Recorded On: March 8, 2019
Air Date: March 11, 2019
From the City Club of Eugene:
Public opinion surveys in Oregon, as well as nation-wide, have consistently shown strong bipartisan support for limiting political campaign contributions and increasing transparency requirements for big donors. Although there is a super majority of public support, Oregon’s Supreme Court has repeatedly ruled that voter-passed campaign finance reforms violate Oregon’s constitution.
Because several legislative attempts to limit campaign contributions or implement strict disclosure requirements have constitutionally failed, many jurisdictions have voted for campaign finance reform that allows candidates to opt in to a publicly funded campaign as a constitutional work-around. Publicly-funded campaigns increase political accessibility for potential candidates who lack the connections with big donors and reduces the power of those who would make large donations in a traditionally-funded campaign.
This panel will discuss two types of public funding: small donor matching and donation vouchers (“democracy vouchers”). Speakers will share recent public opinion data and discuss various strategies, constitutional limitations, upcoming campaign finance reform bills in the 2019 legislative session, as well as successes in Portland and Seattle in getting local elections publicly funded.
Charlie Fisher is the Executive Director of OSPIRG, a consumer advocacy group with the mission of protecting voters’ right to participate in democratic decision making, among other issues.
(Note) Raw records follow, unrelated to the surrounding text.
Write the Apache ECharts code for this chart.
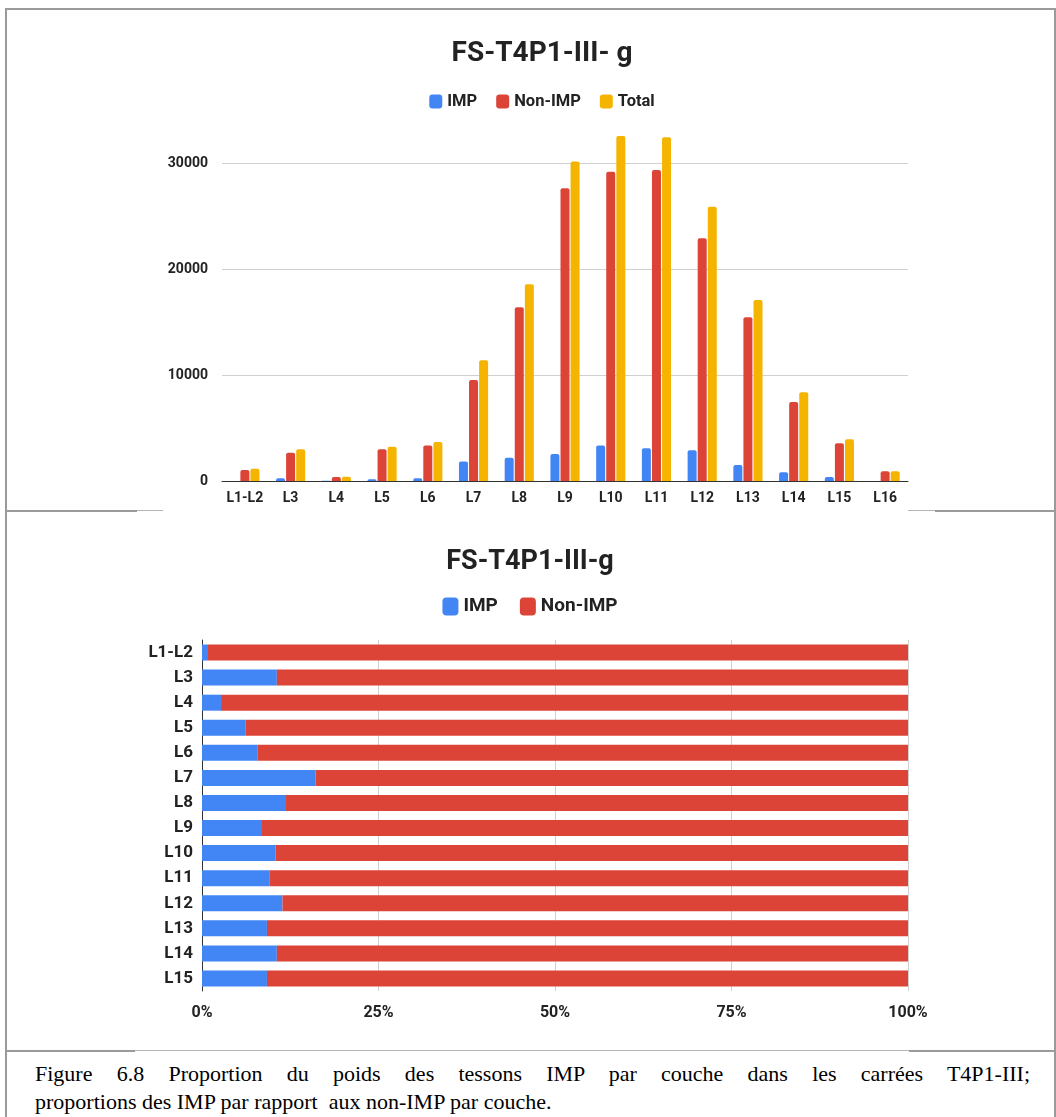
<!DOCTYPE html>
<html>
<head>
<meta charset="utf-8">
<script src="https://cdn.jsdelivr.net/npm/echarts@6/dist/echarts.min.js"></script>
<style>
  html, body { margin: 0; padding: 0; background: #fff; width: 1056px; height: 1117px; overflow: hidden; position: relative; }
  .ln { position: absolute; background: #9a9a9a; z-index: 5; }
  .thin { position: absolute; background: #b5b5b5; z-index: 5; height: 1px; }
  #top { position: absolute; left: 0; top: 0; width: 1084px; height: 512px; }
  #bot { position: absolute; left: 0; top: 515px; width: 1060px; height: 535px; }
  .cap { position: absolute; left: 35px; width: 995px; font-family: "Liberation Serif", "Times New Roman", serif; font-size: 22px; color: #000; white-space: nowrap; z-index: 6; }
  #cap1 { top: 1061px; text-align: justify; text-align-last: justify; white-space: normal; }
  #cap2 { top: 1089px; }
</style>
</head>
<body>
<div id="top"></div>
<div id="bot"></div>

<div class="ln" style="left:5px; top:8px; width:1051px; height:2px;"></div>
<div class="ln" style="left:5px; top:8px; width:2px; height:1109px;"></div>
<div class="ln" style="left:1054px; top:8px; width:2px; height:1109px;"></div>
<div class="ln" style="left:5px; top:510px; width:132px; height:2px;"></div>
<div class="thin" style="left:137px; top:510px; width:26px;"></div>
<div class="thin" style="left:908px; top:510px; width:27px;"></div>
<div class="ln" style="left:935px; top:510px; width:121px; height:2px;"></div>
<div class="ln" style="left:5px; top:1050px; width:130px; height:2px;"></div>
<div class="thin" style="left:135px; top:1050px; width:774px;"></div>
<div class="ln" style="left:909px; top:1050px; width:147px; height:2px;"></div>

<div class="cap" id="cap1">Figure 6.8 Proportion du poids des tessons IMP par couche dans les carrées T4P1-III;</div>
<div class="cap" id="cap2">proportions des IMP par rapport&nbsp; aux non-IMP par couche.</div>

<script>
// ---- Top chart data (grams) ----
const layers = ['L1-L2','L3','L4','L5','L6','L7','L8','L9','L10','L11','L12','L13','L14','L15','L16'];
const impWeight    = [10, 250, 12, 160, 250, 1850, 2200, 2550, 3360, 3080, 2890, 1510, 820, 380, 0];
const nonImpWeight = [1040, 2670, 380, 2990, 3360, 9530, 16380, 27610, 29180, 29340, 22890, 15440, 7450, 3550, 910];
const totalWeight  = [1160, 2990, 390, 3240, 3680, 11380, 18550, 30130, 32550, 32420, 25880, 17080, 8370, 3930, 910];
const weightTicks  = [0, 10000, 20000, 30000];

// ---- Bottom chart data (percent) ----
const layers2   = ['L1-L2','L3','L4','L5','L6','L7','L8','L9','L10','L11','L12','L13','L14','L15'];
const impPct    = [0.85, 10.6, 2.7, 6.2, 7.9, 16.1, 11.9, 8.5, 10.4, 9.6, 11.4, 9.2, 10.6, 9.2];
const nonImpPct = [99.15, 89.4, 97.3, 93.8, 92.1, 83.9, 88.1, 91.5, 89.6, 90.4, 88.6, 90.8, 89.4, 90.8];
const pctTicks  = ['0%', '25%', '50%', '75%', '100%'];

const BLUE = '#4285F4', RED = '#DB4437', YELLOW = '#F4B400';
const FONT = 'Roboto';

const topChart = echarts.init(document.getElementById('top'), null, { renderer: 'canvas' });
topChart.setOption({
  animation: false,
  color: [BLUE, RED, YELLOW],
  title: {
    text: 'FS-T4P1-III- g', left: 'center', top: 35,
    textStyle: { fontFamily: FONT, fontWeight: 'bold', fontSize: 28, color: '#222' }
  },
  legend: {
    data: ['IMP', 'Non-IMP', 'Total'], left: 'center', top: 88,
    icon: 'roundRect', itemWidth: 13, itemHeight: 14, itemGap: 19,
    textStyle: { fontFamily: FONT, fontWeight: 'bold', fontSize: 16.5, color: '#222' }
  },
  grid: { left: 222, right: 176, top: 163, bottom: 31, containLabel: false },
  xAxis: {
    type: 'category', data: layers,
    axisLine: { lineStyle: { color: '#333', width: 1 } },
    axisTick: { show: false },
    axisLabel: { fontFamily: FONT, fontWeight: 'bold', fontSize: 14, color: '#222', margin: 10, interval: 0 }
  },
  yAxis: {
    type: 'value', min: weightTicks[0], max: weightTicks[weightTicks.length - 1], interval: 10000,
    axisLine: { show: false }, axisTick: { show: false },
    splitLine: { lineStyle: { color: '#d0d0d0', width: 1 } },
    axisLabel: { fontFamily: FONT, fontWeight: 'bold', fontSize: 14, color: '#222', margin: 14,
      formatter: function (v) { return String(v); } }
  },
  series: [
    { name: 'IMP', type: 'bar', data: impWeight, barWidth: 9, barGap: '12%', clip: false, itemStyle: { borderRadius: [2, 2, 0, 0] } },
    { name: 'Non-IMP', type: 'bar', data: nonImpWeight, barWidth: 9, barGap: '12%', clip: false, itemStyle: { borderRadius: [2, 2, 0, 0] } },
    { name: 'Total', type: 'bar', data: totalWeight, barWidth: 9, barGap: '12%', clip: false, itemStyle: { borderRadius: [2, 2, 0, 0] } }
  ]
});

const botChart = echarts.init(document.getElementById('bot'), null, { renderer: 'canvas' });
botChart.setOption({
  animation: false,
  color: [BLUE, RED],
  title: {
    text: 'FS-T4P1-III-g', left: 'center', top: 29,
    textStyle: { fontFamily: FONT, fontWeight: 'bold', fontSize: 27, color: '#222' }
  },
  legend: {
    data: ['IMP', 'Non-IMP'], left: 'center', top: 77,
    icon: 'roundRect', itemWidth: 16, itemHeight: 18, itemGap: 22,
    textStyle: { fontFamily: FONT, fontWeight: 'bold', fontSize: 19, color: '#222' }
  },
  grid: { left: 202, right: 152, top: 125, bottom: 59, containLabel: false },
  xAxis: {
    type: 'value', min: 0, max: 100, interval: 25,
    axisLine: { show: false }, axisTick: { show: false },
    splitLine: { lineStyle: { color: '#d0d0d0', width: 1 } },
    axisLabel: {
      fontFamily: FONT, fontWeight: 'bold', fontSize: 16, color: '#222', margin: 14,
      formatter: function (v) { return pctTicks[Math.round(v / 25)]; }
    }
  },
  yAxis: {
    type: 'category', data: layers2, inverse: true,
    axisLine: { lineStyle: { color: '#333', width: 1 } },
    axisTick: { show: false },
    axisLabel: { fontFamily: FONT, fontWeight: 'bold', fontSize: 17, color: '#222', margin: 9, interval: 0 }
  },
  series: [
    { name: 'IMP', type: 'bar', stack: 'p', data: impPct, barWidth: 16 },
    { name: 'Non-IMP', type: 'bar', stack: 'p', data: nonImpPct, barWidth: 16 }
  ]
});
</script>
</body>
</html>
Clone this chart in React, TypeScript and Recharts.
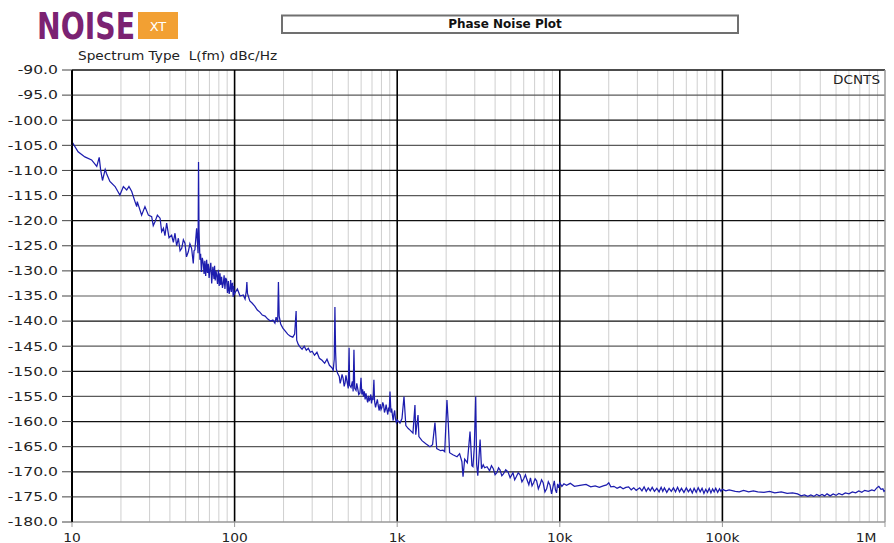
import { LineChart, Line, XAxis, YAxis, ReferenceLine } from 'recharts'

// frequency offset (Hz) / L(fm) dBc/Hz, one decade at a time
const DEC1_HZ = [
  10, 10.9, 12.0, 13.2, 14.2, 14.7, 15.0, 15.4, 16.0, 16.3, 17.1, 18.4, 19.7, 20.7, 21.7, 22.4, 23.3, 24.4, 25.0, 25.2,
  26.8, 28.1, 29.5, 30.9, 31.6, 32.4, 33.5, 34.8, 35.6, 36.5, 37.3, 38.2, 39.5, 41.0, 42.0, 43.0, 44.0, 45.1, 46.2, 47.3,
  48.4, 49.5, 50.6, 51.9, 53.1, 54.4, 55.7, 56.3, 57.0, 58.4, 59.6, 60.0, 60.4, 61.2, 61.8, 62.5, 63.3, 64.2, 64.9, 65.6,
  66.4, 67.3, 68.1, 68.9, 69.7, 70.6, 71.4, 72.3, 73.5, 74.7, 75.3, 76.0, 76.8, 77.6, 78.5, 79.5, 80.4, 81.3, 82.2, 83.2,
  84.2, 85.2, 86.2, 87.2, 88.2, 89.3, 90.4, 91.5, 92.6, 93.7, 94.6, 95.5, 96.4, 97.3, 98.0, 98.7, 99.4,
]
const DEC1_DB = [
  -104.3, -106.3, -107.3, -107.9, -109.2, -107.4, -109.9, -112.0, -109.8, -110.6, -112.2, -113.2, -114.9, -113.2, -113.9, -113.2, -114.2, -116.2, -117.2, -116.2,
  -118.9, -117.2, -118.9, -119.2, -121.0, -120.2, -118.9, -119.5, -122.2, -121.5, -123.0, -120.5, -123.4, -122.9, -124.3, -122.5, -125.0, -123.5, -126.0, -125.5,
  -123.8, -124.5, -127.2, -126.2, -124.6, -125.5, -128.5, -126.0, -125.8, -121.5, -126.5, -108.3, -121.7, -127.8, -126.6, -130.2, -127.4, -128.5, -130.6, -128.0,
  -131.0, -127.8, -130.4, -128.6, -131.4, -129.5, -128.4, -132.5, -129.2, -131.6, -129.0, -131.9, -130.0, -130.8, -132.6, -129.8, -133.0, -130.5, -132.8, -131.2,
  -133.4, -132.5, -130.9, -133.6, -131.4, -131.8, -134.4, -132.0, -134.6, -133.5, -131.8, -134.2, -132.6, -132.5, -135.2, -133.0, -134.8,
]

const DEC2_HZ = [
  100, 104, 108, 113, 116, 118, 119, 120, 124, 128, 133, 138, 143, 148, 154, 160, 166, 172, 177, 180,
  184, 186, 188, 192, 198, 205, 212, 220, 228, 234, 239, 241, 246, 253, 260, 268, 276, 284, 292, 300,
  310, 321, 332, 345, 358, 370, 383, 397, 404, 410, 414, 418, 422, 430, 440, 446, 452, 458, 465, 472,
  478, 484, 490, 500, 506, 510, 520, 530, 536, 542, 548, 558, 564, 570, 580, 590, 599, 606, 613, 620,
  628, 635, 643, 650, 658, 665, 673, 680, 688, 695, 703, 710, 719, 726, 736, 745, 755, 765, 775, 785,
  795, 805, 815, 825, 835, 845, 855, 865, 875, 885, 893, 903, 915, 925, 935, 945, 955, 965, 975, 988,
]
const DEC2_DB = [
  -134.5, -133.6, -135.0, -134.8, -135.6, -134.0, -132.2, -134.5, -136.0, -136.4, -137.0, -137.8, -138.2, -138.8, -139.0, -139.6, -140.0, -139.8, -140.4, -139.2,
  -140.2, -132.2, -139.0, -140.6, -141.4, -142.0, -142.6, -143.0, -143.2, -142.6, -138.0, -143.8, -144.6, -145.2, -145.6, -145.0, -145.8, -145.4, -146.2, -146.0,
  -146.8, -146.2, -147.4, -147.8, -148.4, -147.6, -148.8, -149.3, -149.8, -147.6, -137.2, -146.2, -149.5, -150.4, -151.0, -152.4, -151.6, -150.6, -151.4, -153.0,
  -152.3, -150.8, -151.8, -153.4, -145.3, -152.8, -153.2, -152.0, -154.0, -145.7, -153.4, -153.8, -152.4, -153.2, -154.6, -154.3, -151.3, -154.6, -153.6, -155.0,
  -154.0, -155.6, -154.4, -155.4, -156.2, -154.9, -155.8, -155.6, -154.6, -156.4, -155.2, -155.7, -151.7, -156.0, -157.2, -156.4, -155.6, -156.9, -157.8, -156.5,
  -157.6, -157.2, -156.2, -156.8, -158.2, -157.6, -156.6, -157.7, -158.6, -157.2, -158.0, -154.0, -158.2, -157.4, -158.8, -159.8, -158.4, -157.8, -159.4, -160.2,
]

const DEC3_HZ = [
  1000, 1040, 1070, 1101, 1130, 1170, 1200, 1250, 1286, 1300, 1343, 1360, 1420, 1500, 1590, 1650, 1707, 1750, 1850, 1914,
  1960, 2023, 2060, 2100, 2200, 2333, 2420, 2500, 2540, 2600, 2700, 2805, 2880, 2924, 2980, 3040, 3080, 3130, 3235, 3300,
  3380, 3450, 3568, 3700, 3800, 3900, 4000, 4100, 4200, 4286, 4400, 4500, 4650, 4800, 4950, 5152, 5280, 5400, 5550, 5700,
  5850, 6000, 6150, 6285, 6450, 6600, 6750, 6900, 7050, 7200, 7380, 7550, 7720, 7900, 8100, 8300, 8500, 8700, 8900, 9080,
  9250, 9400, 9550, 9700, 9850,
]
const DEC3_DB = [
  -159.7, -160.3, -159.4, -155.0, -160.8, -161.4, -161.7, -162.3, -156.7, -162.6, -158.7, -163.0, -163.8, -164.4, -165.0, -164.6, -160.2, -165.4, -165.8, -165.7,
  -166.0, -155.7, -160.2, -166.2, -166.6, -167.0, -166.4, -168.0, -171.0, -167.5, -168.2, -162.0, -168.8, -169.0, -165.0, -155.0, -168.5, -170.8, -163.6, -169.4,
  -168.6, -169.2, -169.0, -169.8, -168.8, -169.4, -170.6, -170.2, -169.2, -169.6, -170.8, -170.4, -169.6, -170.0, -171.2, -170.2, -171.6, -171.0, -170.2, -170.6,
  -172.0, -171.4, -170.6, -171.6, -172.6, -171.2, -172.8, -172.2, -171.4, -171.8, -173.4, -172.6, -171.6, -172.2, -174.0, -173.4, -172.0, -172.6, -174.4, -173.0,
  -171.8, -173.6, -174.2, -172.4, -173.2,
]

const DEC4_HZ = [
  10000, 10300, 10600, 11000, 11600, 12300, 13300, 14500, 15500, 16500, 17500, 18500, 19400, 20000, 20600, 21500, 22500, 23500, 24500, 25500,
  26500, 27500, 28500, 29500, 31000, 32000, 33000, 34000, 35000, 36000, 37000, 38200, 39500, 40800, 42000, 43000, 44000, 45500, 47000, 48500,
  50000, 51500, 53000, 54500, 56000, 58000, 60000, 61800, 63500, 65300, 67000, 69000, 71000, 73000, 75000, 77000, 79000, 81000, 83000, 85000,
  87000, 89000, 91000, 93500, 96000, 98000,
]
const DEC4_DB = [
  -172.2, -172.9, -172.4, -172.7, -172.3, -172.9, -172.7, -172.5, -173.0, -172.8, -173.1, -172.8, -172.6, -172.2, -173.0, -172.9, -173.3, -173.0, -173.4, -173.1,
  -173.0, -173.6, -173.2, -173.7, -173.2, -173.8, -173.0, -173.9, -173.2, -173.8, -173.1, -173.9, -173.3, -174.0, -173.1, -173.9, -173.2, -174.1, -173.3, -173.9,
  -173.2, -174.0, -173.1, -174.0, -173.3, -174.1, -173.2, -174.0, -173.4, -174.2, -173.3, -174.1, -173.2, -174.0, -173.3, -174.3, -173.5, -174.1, -173.3, -174.2,
  -173.4, -174.0, -173.3, -174.1, -173.4, -173.9,
]

const DEC5_HZ = [
  100000, 105000, 110000, 120000, 127000, 135000, 145000, 155000, 165000, 180000, 195000, 210000, 230000, 250000, 270000, 290000, 305000, 320000, 335000, 350000,
  365000, 380000, 395000, 410000, 425000, 440000, 460000, 480000, 500000, 520000, 545000, 570000, 600000, 630000, 660000, 690000, 720000, 750000, 790000, 830000,
  860000, 890000, 916000, 945000, 970000, 985000, 1000000,
]
const DEC5_DB = [
  -173.5, -173.8, -173.6, -173.9, -174.0, -173.7, -174.0, -173.8, -174.0, -174.1, -173.9, -174.2, -174.0, -174.3, -174.2, -174.4, -174.8, -174.6, -174.9, -174.6,
  -174.9, -174.5, -174.8, -174.5, -174.8, -174.4, -174.8, -174.4, -174.7, -174.3, -174.6, -174.2, -174.4, -174.0, -174.2, -173.8, -174.1, -173.7, -173.9, -173.6,
  -173.8, -173.2, -172.9, -173.5, -173.4, -173.9, -173.7,
]

const X_TICKS = [10, 100, 1000, 10000, 100000, 1000000]
const X_LABELS = ['10', '100', '1k', '10k', '100k', '1M']
const Y_TICKS = [-90, -95, -100, -105, -110, -115, -120, -125, -130, -135, -140, -145, -150, -155, -160, -165, -170, -175, -180]
const MINOR_MULTS = [2, 3, 4, 5, 6, 7, 8, 9]

const HZ = [...DEC1_HZ, ...DEC2_HZ, ...DEC3_HZ, ...DEC4_HZ, ...DEC5_HZ]
const DB = [...DEC1_DB, ...DEC2_DB, ...DEC3_DB, ...DEC4_DB, ...DEC5_DB]
const data = HZ.map((f, i) => ({ f, db: DB[i] }))

const minorLines = X_TICKS.slice(0, -1).flatMap((d) => MINOR_MULTS.map((m) => d * m))

const FONT = '"DejaVu Sans", Verdana, sans-serif'

function YTick({ x, y, payload }: any) {
  return (
    <g transform={`translate(${x},${y})`}>
      <text transform="scale(1.3,1)" textAnchor="end" dy="0.36em" fontSize={12} fill="#222" fontFamily={FONT}>
        {Number(payload.value).toFixed(1)}
      </text>
    </g>
  )
}

function XTick({ x, y, payload }: any) {
  const i = X_TICKS.indexOf(payload.value)
  return (
    <g transform={`translate(${x},${y})`}>
      <text transform="scale(1.15,1)" textAnchor="middle" dy="0.71em" fontSize={12} fill="#222" fontFamily={FONT}>
        {X_LABELS[i] ?? payload.value}
      </text>
    </g>
  )
}

export default function App() {
  return (
    <div style={{ position: 'absolute', left: 0, top: 0, width: 894, height: 543, background: '#fff' }}>
      <LineChart width={894} height={543} data={data} margin={{ top: 70, right: 9, bottom: 0, left: 0 }}>
        <XAxis
          dataKey="f" type="number" scale="log" domain={[10, 1000000]} ticks={X_TICKS} allowDataOverflow
          height={21} tick={<XTick />} tickSize={5} tickMargin={6}
          axisLine={{ stroke: '#999', strokeWidth: 1.5 }} tickLine={{ stroke: '#999' }}
        />
        <YAxis
          type="number" domain={[-180, -90]} ticks={Y_TICKS} allowDataOverflow width={72}
          tick={<YTick />} tickSize={10} tickMargin={4}
          axisLine={{ stroke: '#000', strokeWidth: 2 }} tickLine={{ stroke: '#444' }}
        />
        {minorLines.map((f) => (
          <ReferenceLine key={`m${f}`} x={f} stroke="#cfcfcf" strokeWidth={1} />
        ))}
        {Y_TICKS.slice(1, -1).map((v) => (
          <ReferenceLine key={`h${v}`} y={v} stroke={v % 10 === 0 ? '#111' : '#5a5a5a'} strokeWidth={1.2} />
        ))}
        <ReferenceLine y={-90} stroke="#111" strokeWidth={1.5} />
        {X_TICKS.slice(1, -1).map((f) => (
          <ReferenceLine key={`d${f}`} x={f} stroke="#000" strokeWidth={1.6} />
        ))}
        <ReferenceLine x={1000000} stroke="#999" strokeWidth={1.5} />
        <Line
          dataKey="db" type="linear" stroke="#1d1dae" strokeWidth={1.25} dot={false}
          isAnimationActive={false}
        />
      </LineChart>
      <svg width={894} height={543} style={{ position: 'absolute', left: 0, top: 0, pointerEvents: 'none' }}>
        <text
          x={0} y={0} transform="translate(37,39) scale(0.745,1)" fontFamily={FONT}
          fontWeight="bold" fontSize={38} fill="#7b2272"
        >
          NOISE
        </text>
        <rect x={138} y={12} width={40} height={27} fill="#f2a033" />
        <text x={158} y={31} textAnchor="middle" fontSize={13} fill="#fff" fontFamily={FONT}>XT</text>
        <rect x={282} y={15.5} width={456} height={17.5} fill="#fff" stroke="#707070" strokeWidth={2} />
        <text x={505} y={28} textAnchor="middle" fontSize={12} fontWeight="bold" fill="#111" fontFamily={FONT}>
          Phase Noise Plot
        </text>
        <text x={0} y={0} transform="translate(78,60) scale(1.14,1)" fontSize={12} fill="#222" fontFamily={FONT}>
          {'Spectrum Type\u00a0 L(fm) dBc/Hz'}
        </text>
        <text x={0} y={0} transform="translate(880,84) scale(1.13,1)" textAnchor="end" fontSize={12} fill="#222" fontFamily={FONT}>
          DCNTS
        </text>
      </svg>
    </div>
  )
}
He will summarize the findings in a recent OSPIRG report on the “Big Money in Oregon State Elections,” showing how large donors affect Oregon elections.
David Schuman served as a judge on the Oregon Court of Appeals for nine years before returning to UO School of Law, where he teaches Constitutional Law, among other subjects. He will describe the constitutional issues around campaign financing and some of the bills now before the Oregon legislature.
Kristin Eberhard is a researcher, writer, speaker, lawyer, and policy analyst who leads Sightline Institute’s work on democracy reform and on climate action. She is known as a leading expert on electoral reform in the Pacific Northwest. She will explain what Seattle and Portland have been doing to integrate public financing into elections in Washington and Oregon.
Robin Quirke is a researcher at PolicyInteractive. Her focus is on learning to understand general public opinions while testing policy possibilities. She will share Pacific Northwest public opinion data that shows extremely strong bipartisan support for campaign finance reform among voters.